The bet is that bandwidth < ALU on most GPUs these days. Note that you can pack a Matrix3x4 into 30 bytes using half precision for the rotation/scale and needing less ALU for the unpacking, but as this would need to use traditional half precision you’d get more quantization in the quaternion - likely fine for a lot of stuff though. The nice thing about the quaternion packing is that quaternions are -1 to 1, so you can pack taking advantage of that and get 65k values between -1 and 1 which is very high precision, and it’s slightly smaller at 24 bytes.

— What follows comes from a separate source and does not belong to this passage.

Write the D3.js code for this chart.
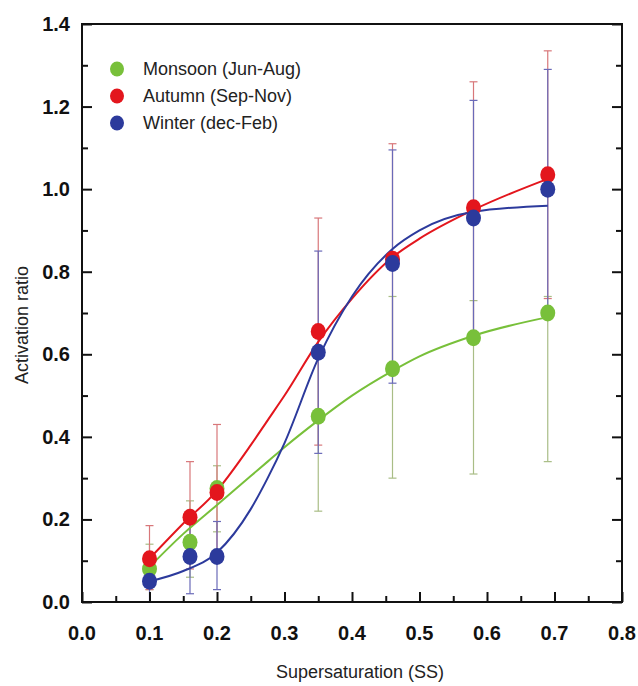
<!DOCTYPE html>
<html>
<meta charset="utf-8">
<title>Activation ratio vs supersaturation</title>
<style>
html, body { margin: 0; background: #fff; }
.tick-label { font-family: Arial, "Liberation Sans", sans-serif; font-weight: bold; font-size: 20px; fill: #111; }
.axis-title { font-family: Arial, "Liberation Sans", sans-serif; font-size: 18px; fill: #222; }
.legend text { font-family: Arial, "Liberation Sans", sans-serif; font-size: 18px; fill: #222; }
</style>
<body>
<svg></svg>
<script src="https://d3js.org/d3.v7.min.js"></script>
<script>

// supersaturation levels (%)
var ss = [0.1, 0.16, 0.2, 0.35, 0.46, 0.58, 0.69];

var monsoon = [0.08, 0.145, 0.275, 0.45, 0.565, 0.64, 0.70];
var monsoonHi = [0.14, 0.245, 0.33, 0.62, 0.74, 0.73, 0.74];
var monsoonLo = [0.03, 0.06, 0.17, 0.22, 0.30, 0.31, 0.34];

var autumn = [0.105, 0.205, 0.265, 0.655, 0.83, 0.955, 1.035];
var autumnHi = [0.185, 0.34, 0.43, 0.93, 1.11, 1.26, 1.335];
var autumnLo = [0.03, 0.08, 0.10, 0.38, 0.56, 0.65, 0.735];

var winter = [0.05, 0.11, 0.11, 0.605, 0.82, 0.93, 1.00];
var winterHi = [0.09, 0.19, 0.195, 0.85, 1.095, 1.215, 1.29];
var winterLo = [0.0, 0.02, 0.03, 0.36, 0.53, 0.64, 0.71];

// fitted curves
var fitX = [0.1, 0.15, 0.2, 0.25, 0.275, 0.3, 0.35, 0.4, 0.46, 0.5, 0.58, 0.69];
var monsoonFit = [0.085, 0.165, 0.235, 0.305, 0.34, 0.375, 0.44, 0.50, 0.56, 0.595, 0.645, 0.69];
var autumnFit = [0.105, 0.19, 0.27, 0.38, 0.44, 0.50, 0.63, 0.735, 0.835, 0.88, 0.95, 1.025];
var winterFit = [0.05, 0.075, 0.12, 0.225, 0.30, 0.385, 0.59, 0.74, 0.855, 0.90, 0.945, 0.96];

var xTicks = [0.0, 0.1, 0.2, 0.3, 0.4, 0.5, 0.6, 0.7, 0.8];
var yTicks = [0.0, 0.2, 0.4, 0.6, 0.8, 1.0, 1.2, 1.4];

var series = [
  {name: "Monsoon (Jun-Aug)", y: monsoon, hi: monsoonHi, lo: monsoonLo, fit: monsoonFit, color: "#78c03a", bar: "#a9bd86"},
  {name: "Autumn (Sep-Nov)", y: autumn, hi: autumnHi, lo: autumnLo, fit: autumnFit, color: "#e3161d", bar: "#d8777a"},
  {name: "Winter (dec-Feb)", y: winter, hi: winterHi, lo: winterLo, fit: winterFit, color: "#2c3a9c", bar: "#6a6ab8"}
];

var W = 638, H = 686;
var svg = d3.select("svg").attr("width", W).attr("height", H);

var margin = {top: 24, right: 16, bottom: 84, left: 82},
    width = W - margin.left - margin.right,
    height = H - margin.top - margin.bottom;

var x = d3.scaleLinear().domain([0, 0.8]).range([0, width]),
    y = d3.scaleLinear().domain([0, 1.4]).range([height, 0]);

var g = svg.append("g")
    .attr("transform", "translate(" + margin.left + "," + margin.top + ")");

// error bars
series.forEach(function(s) {
  var eb = g.append("g").attr("stroke", s.bar).attr("stroke-width", 1.2);
  ss.forEach(function(v, i) {
    eb.append("line").attr("x1", x(v)).attr("x2", x(v)).attr("y1", y(s.lo[i])).attr("y2", y(s.hi[i]));
    [s.lo[i], s.hi[i]].forEach(function(e) {
      eb.append("line").attr("x1", x(v) - 4).attr("x2", x(v) + 4).attr("y1", y(e)).attr("y2", y(e));
    });
  });
});

// fitted curves
var line = d3.line().x(function(d) { return x(d[0]); }).y(function(d) { return y(d[1]); }).curve(d3.curveMonotoneX);
series.forEach(function(s) {
  g.append("path")
    .datum(fitX.map(function(v, i) { return [v, s.fit[i]]; }))
    .attr("fill", "none")
    .attr("stroke", s.color)
    .attr("stroke-width", 2)
    .attr("d", line);
});

// points
series.forEach(function(s) {
  g.selectAll(null)
    .data(ss.map(function(v, i) { return [v, s.y[i]]; }))
    .enter().append("ellipse")
      .attr("cx", function(d) { return x(d[0]); })
      .attr("cy", function(d) { return y(d[1]); })
      .attr("rx", 7.5)
      .attr("ry", 8.5)
      .attr("fill", s.color);
});

// frame
g.append("rect").attr("width", width).attr("height", height)
  .attr("fill", "none").attr("stroke", "#111").attr("stroke-width", 2);

// bottom ticks (inward)
var xAxis = g.append("g").attr("transform", "translate(0," + height + ")");
xAxis.call(d3.axisBottom(x).tickValues(d3.range(0, 0.801, 0.05)).tickSize(-6).tickFormat(""));
xAxis.select(".domain").remove();
xAxis.selectAll(".tick line").attr("stroke", "#111").attr("stroke-width", 2)
  .attr("y2", function(d, i) { return i % 2 ? -6 : -10; });
xAxis.selectAll(".tick text").remove();

g.selectAll("text.xl")
  .data(xTicks)
  .enter().append("text")
    .attr("class", "tick-label")
    .attr("text-anchor", "middle")
    .attr("x", function(d) { return x(d); })
    .attr("y", height + 38)
    .text(function(d) { return d.toFixed(1); });

// left and right ticks (inward)
var yMinor = d3.range(0, 1.401, 0.1);
var yLeft = g.append("g").call(d3.axisLeft(y).tickValues(yMinor).tickFormat(""));
yLeft.select(".domain").remove();
yLeft.selectAll(".tick line").attr("stroke", "#111").attr("stroke-width", 2)
  .attr("x2", function(d, i) { return i % 2 ? 6 : 10; });

var yRight = g.append("g").attr("transform", "translate(" + width + ",0)")
  .call(d3.axisRight(y).tickValues(yMinor).tickFormat(""));
yRight.select(".domain").remove();
yRight.selectAll(".tick line").attr("stroke", "#111").attr("stroke-width", 2)
  .attr("x2", function(d, i) { return i % 2 ? -6 : -10; });

g.selectAll("text.yl")
  .data(yTicks)
  .enter().append("text")
    .attr("class", "tick-label")
    .attr("text-anchor", "end")
    .attr("x", -12)
    .attr("y", function(d) { return y(d) + 7; })
    .text(function(d) { return d.toFixed(1); });

// axis titles
g.append("text").attr("class", "axis-title")
  .attr("x", width / 2 + 8)
  .attr("y", height + 76)
  .attr("text-anchor", "middle")
  .text("Supersaturation (SS)");

g.append("text").attr("class", "axis-title")
  .attr("transform", "rotate(-90)")
  .attr("x", -height / 2 - 12)
  .attr("y", -54)
  .attr("text-anchor", "middle")
  .text("Activation ratio");

// legend
var legend = g.append("g").attr("class", "legend")
  .attr("transform", "translate(35,45)");
series.forEach(function(s, i) {
  var row = legend.append("g").attr("transform", "translate(0," + (i * 27) + ")");
  row.append("ellipse").attr("rx", 7).attr("ry", 7.5).attr("fill", s.color);
  row.append("text").attr("x", 26).attr("y", 6).text(s.name);
});

</script>
</body>
</html>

The main reasons I’m writing this system is for flexibility in rendering I can’t get from Unity- basically being able to pass per-terrain data to detail meshes, and render details on meshes and such as well. But since some users will want an exact match with Unity terrain, I read the pacth data from it instead of doing my own scatter. (I might add my own option eventually, as the Unity terrain API is terrible and allocates an [ ] for this data instead of just returning a pointer to it’s internal version as a NativeArray or even taking a preallocated list). So that basically forces me into using chunks as I need to load them in and out from unity terrain as you move around, as loading all of a terrain is like 20mb of allocation.

But, I am considering combining the chunks on the rendering end. Since the indirection buffer is just 4 bytes an instance, it should be very fast to append them all together. If your rendering, say, 5 detail objects in an area and 20 chunks need to be loaded, that reduces draw calls from 100-20. And you only need to do this when chunks are being loaded in or out, not every frame. Another thing worth experimenting with is culling chunks with Hi-Z culling in a pass before culling each instance, as this would eliminate the need to do culling on lots of individual objects - but this might be overkill as it only helps best case scenerios where you have lots of occlusion.

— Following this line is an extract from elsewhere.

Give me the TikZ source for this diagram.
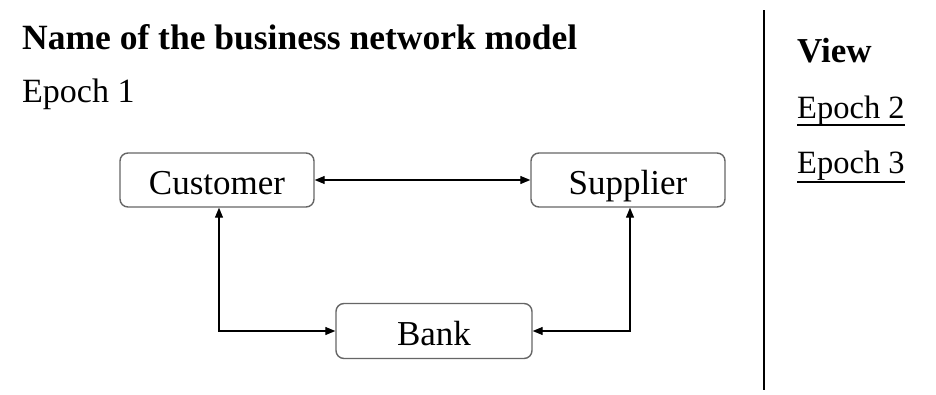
\documentclass[tikz,border=0pt]{standalone}
\usepackage{fontspec}
\setmainfont{Liberation Serif}
\usetikzlibrary{arrows.meta}
\tikzset{
  entity/.style={draw=black!60, line width=1.4pt, rounded corners=8pt, fill=white,
    minimum width=194pt, minimum height=54pt, inner sep=0pt,
    text height=29pt, text depth=0pt,
    font=\fontsize{35}{40}\selectfont},
  link/.style={line width=1.2pt, {Triangle[length=10pt,width=8pt]}-{Triangle[length=10pt,width=8pt]}},
  txt/.style={anchor=base west, inner sep=0pt},
  uline/.style={line width=1.3pt}
}
\begin{document}
\begin{tikzpicture}[x=1pt,y=-1pt]
\useasboundingbox (0,0) rectangle (936,394);
\fill[white] (0,0) rectangle (936,394);

\node[txt, font=\bfseries\fontsize{35.5}{40}\selectfont] (title) at (22,49) {Name of the business network model};
\node[txt, font=\fontsize{34}{38}\selectfont] (ep1) at (22,102) {Epoch 1};

\node[entity] (cust) at (217,180) {Customer};
\node[entity] (supp) at (628,180) {Supplier};
\node[entity, minimum width=196pt, minimum height=55pt] (bank) at (434,331) {Bank};

\draw[link] (cust.east) -- (supp.west);
\draw[link] ([xshift=2pt]cust.south) |- (bank.west);
\draw[link] ([xshift=2pt]supp.south) |- (bank.east);

\coordinate (septop) at (764,10);
\coordinate (sepbot) at (764,390);
\draw[line width=1.3pt] (septop) -- (sepbot);

\node[txt, font=\bfseries\fontsize{35}{40}\selectfont] (view) at (797,62) {View};
\node[txt, font=\fontsize{32.5}{36}\selectfont] (ep2) at (797,118) {Epoch 2};
\node[txt, font=\fontsize{32.5}{36}\selectfont] (ep3) at (797,173) {Epoch 3};
\draw[uline] ([yshift=-7pt]ep2.base west) -- ([yshift=-7pt]ep2.base east);
\draw[uline] ([yshift=-9pt]ep3.base west) -- ([yshift=-9pt]ep3.base east);
\end{tikzpicture}
\end{document}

So yeah, if I was generating everything at draw time, I’d likely not use chunks because you can just generate everything you need within view and be done with it.

Ah, so your combing materials by combing the textures into an array and requiring they use the same shader/variant? Is that providing an advantage given the content is usually 1 mesh → 1 material anyway and you have to draw for each mesh?